Identify the Products for Reaction (b)

In the second reaction, AlBr₃ and Na₂CO₃ are the compounds involved. The products will be Al₂(CO₃)₃ and NaBr, following the double-displacement rule.

Write the Unbalanced Equation for Reaction (b)

The reaction can be written as: \[\operatorname{AlBr}_{3}(a q) + \mathrm{Na}_{2} \mathrm{CO}_{3}(a q) \rightarrow \mathrm{Al}_{2}( ext{CO}_{3})_{3}(s) + \operatorname{NaBr}(a q) \]. Notice Al₂(CO₃)₃ is a solid as it precipitates out of solution.

Balance the Equation for Reaction (b)

To balance, we need to ensure the same number of each type of atom on both sides of the equation. This means adjusting coefficients: \[2 \operatorname{AlBr}_{3}(a q) + 3 \mathrm{Na}_{2} \mathrm{CO}_{3}(a q) \rightarrow \mathrm{Al}_{2}(\text{CO}_{3})_{3}(s) + 6 \operatorname{NaBr}(a q) \]. Now, both sides have 2 Al, 6 Br, 6 Na, 3 CO₃ groups balance, ensuring the equation is balanced.

Key concepts

Chemical Equation Balancing

The process of chemical equation balancing ensures that the number of each type of atom is the same on both sides of a chemical equation. In a chemical reaction, atoms are neither created nor destroyed; they are rearranged. Balancing equations maintains this principle of the conservation of mass, which is crucial for accurately representing what happens in the reaction.

For double-replacement reactions like the ones given, this means ensuring that the sum of the atoms of reactants equals the sum of the atoms in the products. For instance, when balancing Reaction (a) with \( \text{MgSO}_{4}(aq) + \text{BaCl}_{2}(aq) \rightarrow \text{MgCl}_{2}(aq) + \text{BaSO}_{4}(s) \), checking the atom types reveals 1 magnesium, 1 barium, 2 chlorine, and 1 sulfate group on each side.

If any of these counts don't match on the reactant and product sides, you would adjust the coefficients (the numbers in front of molecules), ensuring that the total number of each type of atom is identical. This can involve some trial and error initially, but practice makes the process more intuitive. It is good practice to double-check your balanced equation to confirm that all components are correctly accounted for.

Precipitation Reactions

Precipitation reactions occur when two solutions react and form an insoluble product, called a precipitate. These reactions are visually identifiable by the formation of a solid from what was initially solutions that appeared clear.
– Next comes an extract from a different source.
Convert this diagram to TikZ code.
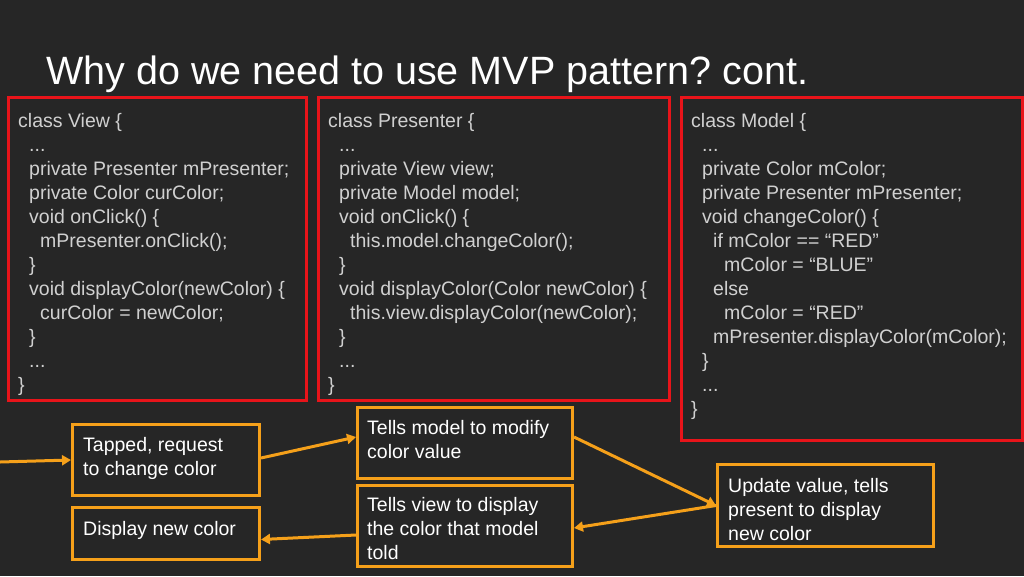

In the given reactions, look at Reaction (a): \(\text{MgSO}_{4}(aq) + \text{BaCl}_{2}(aq) \rightarrow \text{MgCl}_{2}(aq) + \text{BaSO}_{4}(s) \). Here, barium sulfate (\(\text{BaSO}_{4}(s)\)) emerges as a solid precipitate out of the aqueous solutions. This signifies a precipitation reaction.

We find precipitates by consulting solubility rules, which specify groups of ions that usually form soluble or insoluble compounds. For example, while most sulfate compounds are soluble, barium sulfate is an exception, which is why it precipitates. Watching for these patterns helps predict and understand classroom demonstration outcomes, or when conducting experiments yourself.

Aqueous Solutions

Aqueous solutions are key to reactions in liquid mediums, where the solutes are dissolved in water. Understanding this concept helps identify the state of matter for reactants and products during reactions. The symbol \((aq)\) denotes substances that are dissolved in water, meaning the ions are free to move and react.

In our given reactions, substances like \(\text{MgSO}_{4}(aq)\) and \(\text{BaCl}_{2}(aq)\) are in the aqueous state, allowing them to interact through their dissolved ions. For example, the ions in \(\text{MgSO}_{4}(aq)\) separate, moving freely in solution and can immediately react with ions from \(\text{BaCl}_{2}(aq)\) to produce an insoluble compound like \(\text{BaSO}_{4}(s)\).

The characterization of substances in such reactions is critical, as studying aqueous solutions sheds light on various phenomena ranging from biological processes to industrial reactions. This understanding makes it possible to predict outcomes and balance equations in double-replacement, precipitation, and other reactions efficiently.